◆ WRITTEN TASK: The copy must start at the line that contains "Give me the TikZ source for this diagram." and finish at the line that contains "(0,0) rectangle (841,368);", reproducing each line exactly. Any picture in that span is omitted.

◆ DATASET ENTRIES:
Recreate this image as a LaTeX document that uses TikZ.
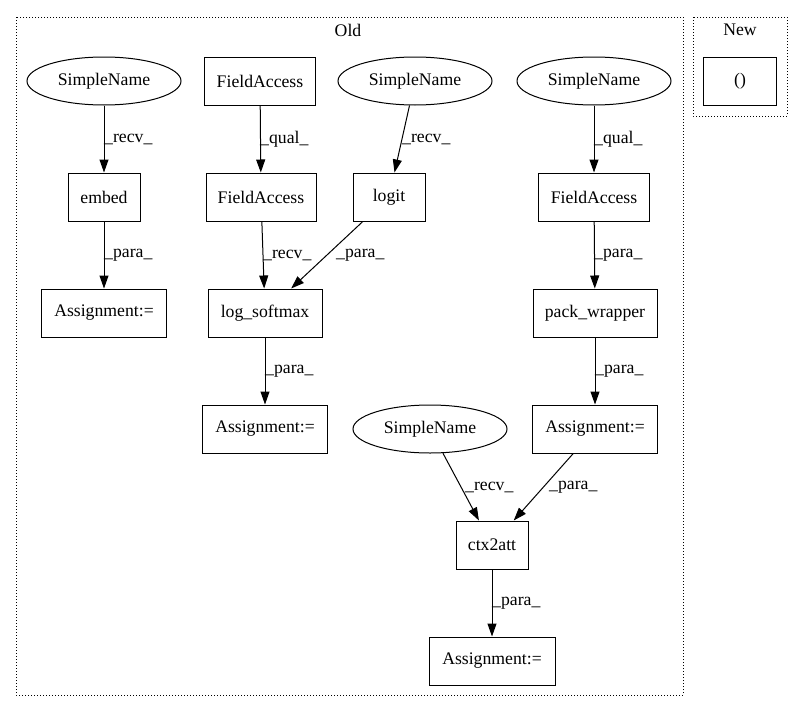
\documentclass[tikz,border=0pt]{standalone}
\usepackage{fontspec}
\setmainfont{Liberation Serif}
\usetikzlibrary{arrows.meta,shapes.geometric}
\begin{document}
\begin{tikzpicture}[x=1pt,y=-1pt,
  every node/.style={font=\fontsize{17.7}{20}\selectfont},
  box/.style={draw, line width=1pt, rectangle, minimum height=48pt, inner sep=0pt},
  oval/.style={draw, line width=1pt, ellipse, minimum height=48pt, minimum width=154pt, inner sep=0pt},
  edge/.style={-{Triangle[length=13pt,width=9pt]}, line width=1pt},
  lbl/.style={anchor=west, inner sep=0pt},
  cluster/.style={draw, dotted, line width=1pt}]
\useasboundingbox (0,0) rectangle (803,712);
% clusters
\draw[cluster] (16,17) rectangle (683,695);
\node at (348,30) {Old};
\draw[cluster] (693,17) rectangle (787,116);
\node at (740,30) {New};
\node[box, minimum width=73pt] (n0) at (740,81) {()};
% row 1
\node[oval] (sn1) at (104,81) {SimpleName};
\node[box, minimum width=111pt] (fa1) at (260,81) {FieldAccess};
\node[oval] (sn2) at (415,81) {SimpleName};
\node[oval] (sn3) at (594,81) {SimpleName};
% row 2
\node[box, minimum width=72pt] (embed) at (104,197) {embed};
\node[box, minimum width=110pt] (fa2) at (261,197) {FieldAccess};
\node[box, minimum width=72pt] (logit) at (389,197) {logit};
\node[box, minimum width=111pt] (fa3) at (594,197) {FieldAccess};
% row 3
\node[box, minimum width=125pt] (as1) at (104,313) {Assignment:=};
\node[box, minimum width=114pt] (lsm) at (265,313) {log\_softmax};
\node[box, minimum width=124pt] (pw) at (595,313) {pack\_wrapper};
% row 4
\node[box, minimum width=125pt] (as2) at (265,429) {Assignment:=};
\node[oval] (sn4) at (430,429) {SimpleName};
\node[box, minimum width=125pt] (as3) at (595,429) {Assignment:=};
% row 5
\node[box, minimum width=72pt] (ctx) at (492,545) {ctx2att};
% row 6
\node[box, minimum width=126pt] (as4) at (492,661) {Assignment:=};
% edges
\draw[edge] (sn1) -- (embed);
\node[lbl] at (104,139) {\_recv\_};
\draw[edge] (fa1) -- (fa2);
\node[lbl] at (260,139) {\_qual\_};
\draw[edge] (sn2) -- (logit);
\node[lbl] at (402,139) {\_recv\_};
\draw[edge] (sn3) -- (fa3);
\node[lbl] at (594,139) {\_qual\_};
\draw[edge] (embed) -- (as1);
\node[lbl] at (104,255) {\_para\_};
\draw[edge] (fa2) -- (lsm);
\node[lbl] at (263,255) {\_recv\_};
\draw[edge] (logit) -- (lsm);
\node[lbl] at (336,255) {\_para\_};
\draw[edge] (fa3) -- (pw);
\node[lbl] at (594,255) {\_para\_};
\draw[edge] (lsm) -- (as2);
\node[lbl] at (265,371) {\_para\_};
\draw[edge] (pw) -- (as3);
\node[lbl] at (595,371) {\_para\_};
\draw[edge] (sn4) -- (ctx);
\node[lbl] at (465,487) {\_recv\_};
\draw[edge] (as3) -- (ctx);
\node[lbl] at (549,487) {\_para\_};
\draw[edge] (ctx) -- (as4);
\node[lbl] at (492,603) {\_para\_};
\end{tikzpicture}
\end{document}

--

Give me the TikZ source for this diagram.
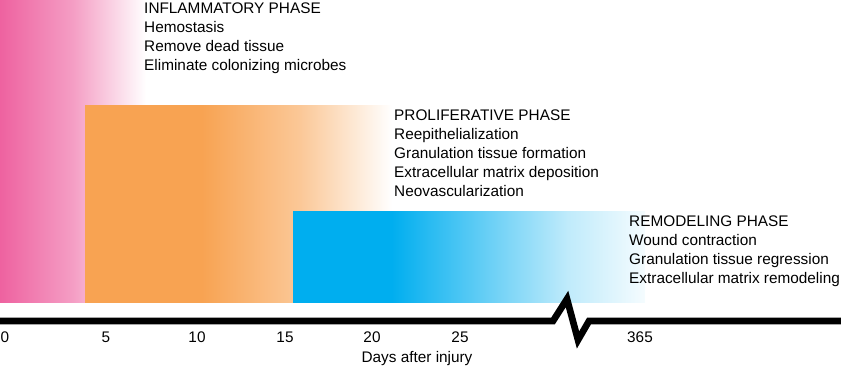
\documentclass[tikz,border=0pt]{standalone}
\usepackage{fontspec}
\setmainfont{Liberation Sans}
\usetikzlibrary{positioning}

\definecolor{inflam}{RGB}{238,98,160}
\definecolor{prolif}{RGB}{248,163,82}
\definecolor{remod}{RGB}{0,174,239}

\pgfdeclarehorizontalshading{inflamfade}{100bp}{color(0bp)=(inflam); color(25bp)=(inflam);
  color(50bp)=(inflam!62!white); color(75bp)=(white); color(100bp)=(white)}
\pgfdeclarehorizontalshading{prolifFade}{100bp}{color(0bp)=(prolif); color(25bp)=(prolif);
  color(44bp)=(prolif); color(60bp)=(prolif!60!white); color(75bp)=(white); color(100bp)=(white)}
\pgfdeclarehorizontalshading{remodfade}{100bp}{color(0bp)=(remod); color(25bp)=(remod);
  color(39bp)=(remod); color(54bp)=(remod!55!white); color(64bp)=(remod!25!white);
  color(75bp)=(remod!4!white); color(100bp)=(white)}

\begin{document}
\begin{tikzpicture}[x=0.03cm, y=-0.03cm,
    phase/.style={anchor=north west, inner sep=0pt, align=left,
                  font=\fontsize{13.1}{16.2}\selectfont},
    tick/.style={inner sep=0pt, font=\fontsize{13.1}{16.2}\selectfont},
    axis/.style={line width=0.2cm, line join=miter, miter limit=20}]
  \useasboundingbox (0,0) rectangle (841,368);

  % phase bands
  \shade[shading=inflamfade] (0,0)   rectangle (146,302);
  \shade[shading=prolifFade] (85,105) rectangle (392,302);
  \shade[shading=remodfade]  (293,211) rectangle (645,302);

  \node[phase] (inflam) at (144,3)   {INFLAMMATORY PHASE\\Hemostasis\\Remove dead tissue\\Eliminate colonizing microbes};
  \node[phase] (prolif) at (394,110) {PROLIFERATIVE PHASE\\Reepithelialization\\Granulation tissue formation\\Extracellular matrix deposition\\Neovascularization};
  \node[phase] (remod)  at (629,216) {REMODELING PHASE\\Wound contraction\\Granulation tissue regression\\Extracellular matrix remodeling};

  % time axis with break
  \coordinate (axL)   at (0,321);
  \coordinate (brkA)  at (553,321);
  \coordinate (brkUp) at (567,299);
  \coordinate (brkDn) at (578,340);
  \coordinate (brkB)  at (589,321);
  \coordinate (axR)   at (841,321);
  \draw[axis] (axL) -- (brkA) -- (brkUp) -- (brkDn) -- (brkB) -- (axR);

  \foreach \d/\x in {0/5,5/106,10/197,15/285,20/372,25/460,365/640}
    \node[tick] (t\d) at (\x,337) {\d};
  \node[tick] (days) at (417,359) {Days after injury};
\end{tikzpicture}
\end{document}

◆ TASK SOLUTION:
Give me the TikZ source for this diagram.
\documentclass[tikz,border=0pt]{standalone}
\usepackage{fontspec}
\setmainfont{Liberation Sans}
\usetikzlibrary{positioning}

\definecolor{inflam}{RGB}{238,98,160}
\definecolor{prolif}{RGB}{248,163,82}
\definecolor{remod}{RGB}{0,174,239}

\pgfdeclarehorizontalshading{inflamfade}{100bp}{color(0bp)=(inflam); color(25bp)=(inflam);
  color(50bp)=(inflam!62!white); color(75bp)=(white); color(100bp)=(white)}
\pgfdeclarehorizontalshading{prolifFade}{100bp}{color(0bp)=(prolif); color(25bp)=(prolif);
  color(44bp)=(prolif); color(60bp)=(prolif!60!white); color(75bp)=(white); color(100bp)=(white)}
\pgfdeclarehorizontalshading{remodfade}{100bp}{color(0bp)=(remod); color(25bp)=(remod);
  color(39bp)=(remod); color(54bp)=(remod!55!white); color(64bp)=(remod!25!white);
  color(75bp)=(remod!4!white); color(100bp)=(white)}

\begin{document}
\begin{tikzpicture}[x=0.03cm, y=-0.03cm,
    phase/.style={anchor=north west, inner sep=0pt, align=left,
                  font=\fontsize{13.1}{16.2}\selectfont},
    tick/.style={inner sep=0pt, font=\fontsize{13.1}{16.2}\selectfont},
    axis/.style={line width=0.2cm, line join=miter, miter limit=20}]
  \useasboundingbox (0,0) rectangle (841,368);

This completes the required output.